Material:

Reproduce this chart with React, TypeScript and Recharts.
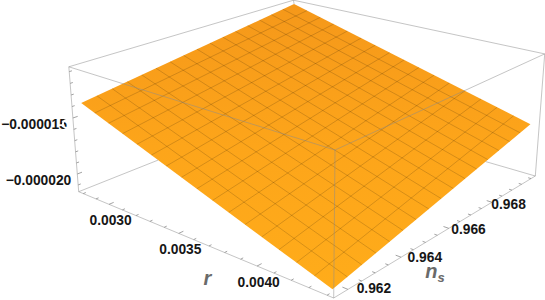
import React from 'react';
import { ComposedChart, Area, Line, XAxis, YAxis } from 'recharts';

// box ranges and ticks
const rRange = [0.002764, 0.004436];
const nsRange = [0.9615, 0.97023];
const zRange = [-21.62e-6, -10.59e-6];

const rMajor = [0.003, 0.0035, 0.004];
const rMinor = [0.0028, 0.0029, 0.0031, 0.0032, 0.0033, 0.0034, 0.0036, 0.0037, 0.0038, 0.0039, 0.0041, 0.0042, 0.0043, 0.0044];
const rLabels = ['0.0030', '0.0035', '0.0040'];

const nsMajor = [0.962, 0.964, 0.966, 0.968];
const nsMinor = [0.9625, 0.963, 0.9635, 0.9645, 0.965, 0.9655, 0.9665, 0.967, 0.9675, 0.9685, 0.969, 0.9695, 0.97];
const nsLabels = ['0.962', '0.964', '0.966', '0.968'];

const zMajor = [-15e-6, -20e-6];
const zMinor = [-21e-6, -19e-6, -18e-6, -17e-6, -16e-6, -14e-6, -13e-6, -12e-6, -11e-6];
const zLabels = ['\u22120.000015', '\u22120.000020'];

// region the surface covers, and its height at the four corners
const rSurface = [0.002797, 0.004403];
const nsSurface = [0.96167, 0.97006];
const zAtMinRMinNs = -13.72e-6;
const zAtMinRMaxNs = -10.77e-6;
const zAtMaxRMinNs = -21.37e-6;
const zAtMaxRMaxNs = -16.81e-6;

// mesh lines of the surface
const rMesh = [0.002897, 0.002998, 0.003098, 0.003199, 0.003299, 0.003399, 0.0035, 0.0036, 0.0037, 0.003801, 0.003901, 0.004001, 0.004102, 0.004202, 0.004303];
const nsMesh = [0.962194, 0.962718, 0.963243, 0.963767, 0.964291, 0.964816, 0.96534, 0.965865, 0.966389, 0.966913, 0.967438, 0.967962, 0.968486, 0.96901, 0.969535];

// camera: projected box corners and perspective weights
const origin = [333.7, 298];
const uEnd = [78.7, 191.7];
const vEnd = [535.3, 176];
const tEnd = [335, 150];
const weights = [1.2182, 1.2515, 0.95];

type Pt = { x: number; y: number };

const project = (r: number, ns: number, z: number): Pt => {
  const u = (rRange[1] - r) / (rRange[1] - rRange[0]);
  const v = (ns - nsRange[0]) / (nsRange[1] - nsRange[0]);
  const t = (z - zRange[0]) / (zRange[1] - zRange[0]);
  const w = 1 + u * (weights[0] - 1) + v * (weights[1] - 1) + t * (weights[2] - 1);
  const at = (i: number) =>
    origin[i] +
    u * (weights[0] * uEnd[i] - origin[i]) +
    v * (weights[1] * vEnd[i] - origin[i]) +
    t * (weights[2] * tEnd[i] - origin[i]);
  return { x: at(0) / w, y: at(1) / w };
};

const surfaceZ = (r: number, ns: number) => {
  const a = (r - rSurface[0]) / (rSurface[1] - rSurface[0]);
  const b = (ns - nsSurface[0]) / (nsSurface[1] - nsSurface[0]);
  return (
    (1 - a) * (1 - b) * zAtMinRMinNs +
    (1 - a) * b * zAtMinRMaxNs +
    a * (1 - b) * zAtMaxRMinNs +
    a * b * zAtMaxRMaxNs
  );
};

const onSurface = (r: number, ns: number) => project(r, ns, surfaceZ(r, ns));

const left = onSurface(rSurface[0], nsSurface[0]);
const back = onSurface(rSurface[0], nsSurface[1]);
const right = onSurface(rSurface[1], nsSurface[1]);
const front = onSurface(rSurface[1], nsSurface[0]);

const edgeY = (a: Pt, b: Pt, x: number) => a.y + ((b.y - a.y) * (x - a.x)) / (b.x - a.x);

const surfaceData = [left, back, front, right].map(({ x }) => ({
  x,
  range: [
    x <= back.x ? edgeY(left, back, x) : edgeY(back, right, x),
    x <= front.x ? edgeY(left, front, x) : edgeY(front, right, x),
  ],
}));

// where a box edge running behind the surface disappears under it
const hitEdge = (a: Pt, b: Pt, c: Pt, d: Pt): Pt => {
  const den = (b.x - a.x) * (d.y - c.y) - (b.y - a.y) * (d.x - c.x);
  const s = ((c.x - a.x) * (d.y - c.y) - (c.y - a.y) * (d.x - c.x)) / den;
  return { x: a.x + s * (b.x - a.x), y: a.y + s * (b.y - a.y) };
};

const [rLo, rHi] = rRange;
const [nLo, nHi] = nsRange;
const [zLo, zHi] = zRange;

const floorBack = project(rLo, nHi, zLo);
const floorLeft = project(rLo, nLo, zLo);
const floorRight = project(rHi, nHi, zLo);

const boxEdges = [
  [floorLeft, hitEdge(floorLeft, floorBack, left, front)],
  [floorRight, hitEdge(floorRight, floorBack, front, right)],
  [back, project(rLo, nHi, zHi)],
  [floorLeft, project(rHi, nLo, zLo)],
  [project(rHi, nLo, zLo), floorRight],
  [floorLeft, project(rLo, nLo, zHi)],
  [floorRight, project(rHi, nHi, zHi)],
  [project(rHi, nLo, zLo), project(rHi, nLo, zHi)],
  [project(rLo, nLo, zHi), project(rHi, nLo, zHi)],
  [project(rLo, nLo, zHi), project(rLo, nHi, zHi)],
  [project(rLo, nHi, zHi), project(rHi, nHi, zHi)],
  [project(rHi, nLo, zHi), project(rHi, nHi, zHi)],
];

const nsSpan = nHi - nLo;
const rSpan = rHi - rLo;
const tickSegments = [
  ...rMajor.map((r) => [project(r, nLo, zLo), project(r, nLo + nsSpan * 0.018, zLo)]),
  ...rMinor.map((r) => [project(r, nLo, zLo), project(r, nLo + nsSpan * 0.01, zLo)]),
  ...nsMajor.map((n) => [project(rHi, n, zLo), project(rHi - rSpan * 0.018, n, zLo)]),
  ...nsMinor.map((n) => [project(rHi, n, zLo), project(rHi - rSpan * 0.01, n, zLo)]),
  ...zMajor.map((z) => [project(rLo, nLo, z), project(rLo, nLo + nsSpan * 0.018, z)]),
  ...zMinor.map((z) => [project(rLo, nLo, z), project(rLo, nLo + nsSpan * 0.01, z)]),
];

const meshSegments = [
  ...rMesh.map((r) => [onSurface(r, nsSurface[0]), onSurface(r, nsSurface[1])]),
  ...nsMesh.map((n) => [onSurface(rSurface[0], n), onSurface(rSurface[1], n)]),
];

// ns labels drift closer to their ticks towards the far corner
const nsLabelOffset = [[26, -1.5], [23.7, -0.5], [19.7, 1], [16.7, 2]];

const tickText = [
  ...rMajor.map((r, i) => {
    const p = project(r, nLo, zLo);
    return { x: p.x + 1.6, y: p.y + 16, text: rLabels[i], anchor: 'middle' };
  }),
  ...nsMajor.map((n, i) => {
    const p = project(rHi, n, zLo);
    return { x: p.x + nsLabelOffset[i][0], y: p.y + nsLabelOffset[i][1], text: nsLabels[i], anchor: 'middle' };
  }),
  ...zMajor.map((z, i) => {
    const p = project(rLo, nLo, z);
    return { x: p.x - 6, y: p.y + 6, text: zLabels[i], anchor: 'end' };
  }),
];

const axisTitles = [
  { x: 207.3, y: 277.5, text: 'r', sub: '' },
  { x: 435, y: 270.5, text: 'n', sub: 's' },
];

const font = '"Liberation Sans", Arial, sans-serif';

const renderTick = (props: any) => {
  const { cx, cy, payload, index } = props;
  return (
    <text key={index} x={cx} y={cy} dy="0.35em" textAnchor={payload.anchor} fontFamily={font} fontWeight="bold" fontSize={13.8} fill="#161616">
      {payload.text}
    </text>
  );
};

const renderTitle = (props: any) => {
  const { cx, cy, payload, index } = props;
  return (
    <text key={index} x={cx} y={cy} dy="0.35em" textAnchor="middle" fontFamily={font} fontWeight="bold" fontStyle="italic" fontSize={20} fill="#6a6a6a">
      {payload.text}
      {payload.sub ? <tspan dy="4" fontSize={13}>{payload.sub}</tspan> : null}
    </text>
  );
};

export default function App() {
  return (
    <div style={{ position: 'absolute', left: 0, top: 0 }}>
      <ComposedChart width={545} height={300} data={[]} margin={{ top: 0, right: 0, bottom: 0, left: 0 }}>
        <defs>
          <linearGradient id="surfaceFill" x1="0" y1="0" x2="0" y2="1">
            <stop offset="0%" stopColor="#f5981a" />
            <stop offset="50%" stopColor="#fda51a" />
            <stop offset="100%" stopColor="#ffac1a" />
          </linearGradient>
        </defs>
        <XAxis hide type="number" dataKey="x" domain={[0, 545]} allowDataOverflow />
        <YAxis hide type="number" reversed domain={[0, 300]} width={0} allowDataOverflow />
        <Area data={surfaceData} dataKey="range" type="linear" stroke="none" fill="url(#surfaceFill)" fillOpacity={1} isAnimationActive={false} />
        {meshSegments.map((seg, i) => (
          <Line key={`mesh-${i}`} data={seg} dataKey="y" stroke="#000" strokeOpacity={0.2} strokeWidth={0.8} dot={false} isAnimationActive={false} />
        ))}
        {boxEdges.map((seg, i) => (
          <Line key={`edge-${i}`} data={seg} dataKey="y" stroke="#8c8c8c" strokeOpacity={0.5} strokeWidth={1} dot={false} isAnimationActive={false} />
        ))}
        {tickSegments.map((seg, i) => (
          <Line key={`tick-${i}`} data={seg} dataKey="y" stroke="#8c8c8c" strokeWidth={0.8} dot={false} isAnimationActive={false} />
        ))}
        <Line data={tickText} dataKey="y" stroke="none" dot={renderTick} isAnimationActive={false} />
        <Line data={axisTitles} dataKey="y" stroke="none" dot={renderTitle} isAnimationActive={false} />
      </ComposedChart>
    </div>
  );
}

Problem description: Pictures are excluded: retype only the lines from the beginning of the listing above through the line with "const rLabels = ['0.0030', '0.0035', '0.0040'];", both included.

Exercise result:
Reproduce this chart with React, TypeScript and Recharts.
import React from 'react';
import { ComposedChart, Area, Line, XAxis, YAxis } from 'recharts';

// box ranges and ticks
const rRange = [0.002764, 0.004436];
const nsRange = [0.9615, 0.97023];
const zRange = [-21.62e-6, -10.59e-6];

const rMajor = [0.003, 0.0035, 0.004];
const rMinor = [0.0028, 0.0029, 0.0031, 0.0032, 0.0033, 0.0034, 0.0036, 0.0037, 0.0038, 0.0039, 0.0041, 0.0042, 0.0043, 0.0044];
const rLabels = ['0.0030', '0.0035', '0.0040'];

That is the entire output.